Hoy iba a terminar de trabajar, ingresar dinero, arreglar una falda que me estaba grande y llegar a casa para, por fin, comer a las siete de la tarde y poder hacer esas cosas que requiere una carrera universitaria (o tres) y escribiros, claro. No obstante, la vida da muchas vueltas, y a veces, una llamada, puede cambiarlo todo. Así que cuando ha terminado la última clase de la mañana he visto como en la pantalla de mi teléfono móvil brillaban las letras del nombre de mi padre. Y yo he pensado: ¿para que me llama otra vez? Descuelgo el teléfono y le digo con rapidez: ¿qué quieres ahora? (porque cuando contestamos a los padres a veces somos menos amables de lo que creemos).
Y habían llegado.
Pero ¿no llegaban el miércoles? – le respondo con sorpresa y un nerviosismo que crecía por momentos.

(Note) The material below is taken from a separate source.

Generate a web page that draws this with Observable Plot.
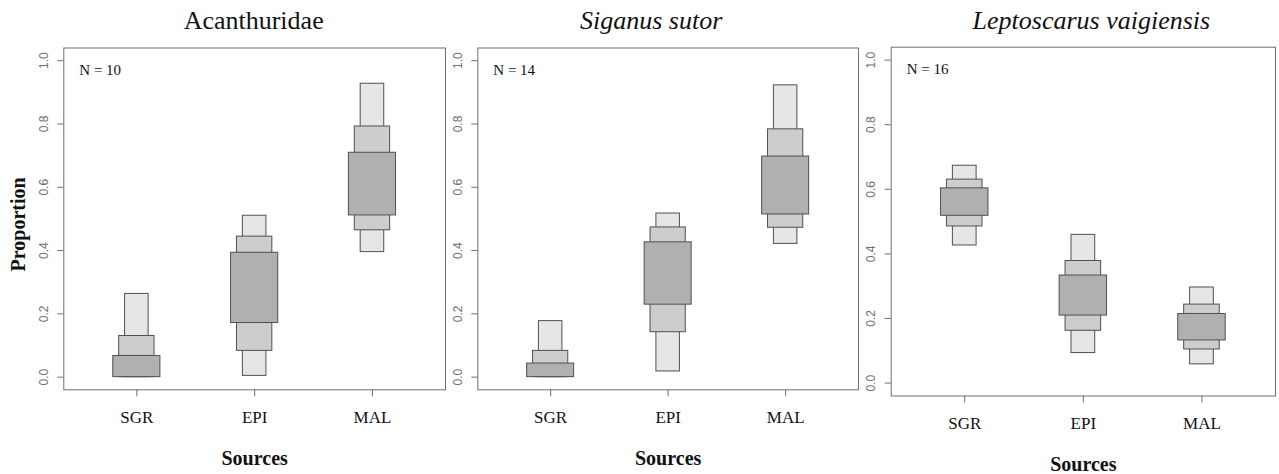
<!DOCTYPE html>
<html>
<head>
<meta charset="utf-8">
<script src="https://cdn.jsdelivr.net/npm/d3@7"></script>
<script src="https://cdn.jsdelivr.net/npm/@observablehq/plot@0.6"></script>
<style>
  body { margin: 0; background: white; }
  #wrap { position: relative; width: 1279px; height: 474px; overflow: hidden; background: white; }
  #wrap svg { position: absolute; top: 0; }
</style>
</head>
<body>
<div id="wrap"></div>
<script>
// ---------- data ----------
const sources = ["SGR", "EPI", "MAL"];
const titles = ["Acanthuridae", "Siganus sutor", "Leptoscarus vaigiensis"];
const titleItalic = [false, true, true];
const sampleN = [10, 14, 16];
const yTicks = [0, 0.2, 0.4, 0.6, 0.8, 1.0];

// credible intervals per source (SGR, EPI, MAL): 95%, 75%, 50% lower/upper
const acan_lo95 = [0.000, 0.004, 0.395];
const acan_lo75 = [0.000, 0.083, 0.464];
const acan_lo50 = [0.000, 0.171, 0.511];
const acan_hi50 = [0.067, 0.393, 0.709];
const acan_hi75 = [0.130, 0.444, 0.792];
const acan_hi95 = [0.263, 0.510, 0.927];

const sig_lo95 = [0.000, 0.018, 0.421];
const sig_lo75 = [0.000, 0.142, 0.472];
const sig_lo50 = [0.000, 0.229, 0.514];
const sig_hi50 = [0.043, 0.426, 0.697];
const sig_hi75 = [0.083, 0.473, 0.783];
const sig_hi95 = [0.177, 0.517, 0.922];

const lep_lo95 = [0.426, 0.093, 0.058];
const lep_lo75 = [0.485, 0.162, 0.104];
const lep_lo50 = [0.518, 0.209, 0.132];
const lep_hi50 = [0.603, 0.333, 0.214];
const lep_hi75 = [0.630, 0.378, 0.243];
const lep_hi95 = [0.673, 0.459, 0.296];

// ---------- build ----------
const panelsData = [
  [[acan_lo95, acan_hi95], [acan_lo75, acan_hi75], [acan_lo50, acan_hi50]],
  [[sig_lo95, sig_hi95], [sig_lo75, sig_hi75], [sig_lo50, sig_hi50]],
  [[lep_lo95, lep_hi95], [lep_lo75, lep_hi75], [lep_lo50, lep_hi50]]
];
const levelWidth = [0.2, 0.3, 0.4];
const levelFill = ["#e6e6e6", "#cdcdcd", "#b0b0b0"];

// layout of each panel (svg left, width, margins, title offset)
const layout = [
  {left: 0,   width: 448, mL: 63.3, mR: 3, mT: 47.5, mB: 84.7, tdx: -1},
  {left: 448, width: 413, mL: 29.3, mR: 3, mT: 47.5, mB: 84.7, tdx: -17},
  {left: 861, width: 418, mL: 29.7, mR: 4, mT: 46.7, mB: 78.5, tdx: 8}
];

const serif = "'Liberation Serif', 'Times New Roman', Times, serif";
const sans = "'Liberation Sans', Arial, Helvetica, sans-serif";
const wrap = document.getElementById("wrap");

panelsData.forEach((levels, p) => {
  const rects = [];
  levels.forEach(([lo, hi], l) => {
    sources.forEach((s, i) => {
      rects.push({x1: i + 1 - levelWidth[l] / 2, x2: i + 1 + levelWidth[l] / 2, y1: lo[i], y2: hi[i], level: l});
    });
  });
  const L = layout[p];
  const marks = [
    Plot.rect(rects, {x1: "x1", x2: "x2", y1: "y1", y2: "y2", fill: d => levelFill[d.level], stroke: "#505050", strokeWidth: 1}),
    Plot.frame({stroke: "#6e6e6e", strokeWidth: 1}),
    Plot.axisY({ticks: yTicks, tickSize: 6, tickFormat: () => "", stroke: "#6e6e6e"}),
    Plot.text(yTicks, {y: d => d, frameAnchor: "left", dx: -20, rotate: -90, text: d => d3.format(".1f")(d),
      fontSize: 12, fontFamily: sans, fill: "#707070", textAnchor: "middle", lineAnchor: "middle"}),
    Plot.axisX({ticks: [1, 2, 3], tickFormat: d => sources[d - 1], tickSize: 7, tickPadding: 14,
      fontSize: 17, fontFamily: serif, stroke: "#6e6e6e", fill: "#111"}),
    Plot.text([titles[p]], {frameAnchor: "top", dx: L.tdx, dy: -27, text: d => d, fontSize: 26, fontFamily: serif,
      fontStyle: titleItalic[p] ? "italic" : "normal", fill: "#111", lineAnchor: "middle"}),
    Plot.text(["N = " + sampleN[p]], {frameAnchor: "top-left", dx: 15.5, dy: 22, text: d => d, fontSize: 15,
      fontFamily: serif, fill: "#111", textAnchor: "start", lineAnchor: "middle"}),
    Plot.text(["Sources"], {frameAnchor: "bottom", dy: 68.5, text: d => d, fontSize: 20, fontWeight: "bold",
      fontFamily: serif, fill: "#111", lineAnchor: "middle"})
  ];
  if (p === 0) {
    marks.push(Plot.text(["Proportion"], {frameAnchor: "left", dx: -45.5, dy: 5.5, rotate: -90, text: d => d,
      fontSize: 20, fontWeight: "bold", fontFamily: serif, fill: "#111", lineAnchor: "middle", textAnchor: "middle"}));
  }
  const svg = Plot.plot({
    width: L.width,
    height: 474,
    marginLeft: L.mL,
    marginRight: L.mR,
    marginTop: L.mT,
    marginBottom: L.mB,
    style: {background: "white", overflow: "visible", maxWidth: "none"},
    x: {domain: [0.38, 3.62], axis: null},
    y: {domain: [-0.04, 1.04], axis: null},
    marks
  });
  svg.style.left = L.left + "px";
  wrap.appendChild(svg);
});
</script>
</body>
</html>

A veces la vida te sorprende así, con una confusión de horas. Y así sé que P es paz.
Marta me ha salvado un poco la vida hoy desviándose un poco del camino para llevarme con urgencia a mi destino. Y eso hoy ha sido paz, porque ha sido alivio y alegría. Gracias siempre.
Cuando he llegado he llamado al telefonillo y mientras me confundían apropósito con alguien que había llamado por error, he subido las escaleras tratando de ordenar mis pensamientos. Nada mas abrir la puerta he visto sus ojos. Se ha quedado inmutada, perpleja, tratando de reconocerme unos segundos. Recuerdo ese silencio, después de mi “hola” alegre y saltarín, mas largos de lo que en realidad fueron. Y me acuerdo de su pequeño grito, de la extensión de sus brazos esperando que me sumergiera en ellos.
Pero sobre todo me acuerdo de la despedida, de sus ojos acristalados, de su sonrisa medio desecha y sus pómulos rojos por el sol, de su mano acariciándome el brazo con cada frase. De la tristeza que persigue una despedida indefinida, un abrazo que siempre es más corto de lo que debería.
Y puedo prometeros que el calor de su tierra se lo ha traído hoy a Madrid. Y P, aunque no leas esto, a través de tus ojos se puede ver el mundo. Ojalá recibas todo el amor que mereces tener.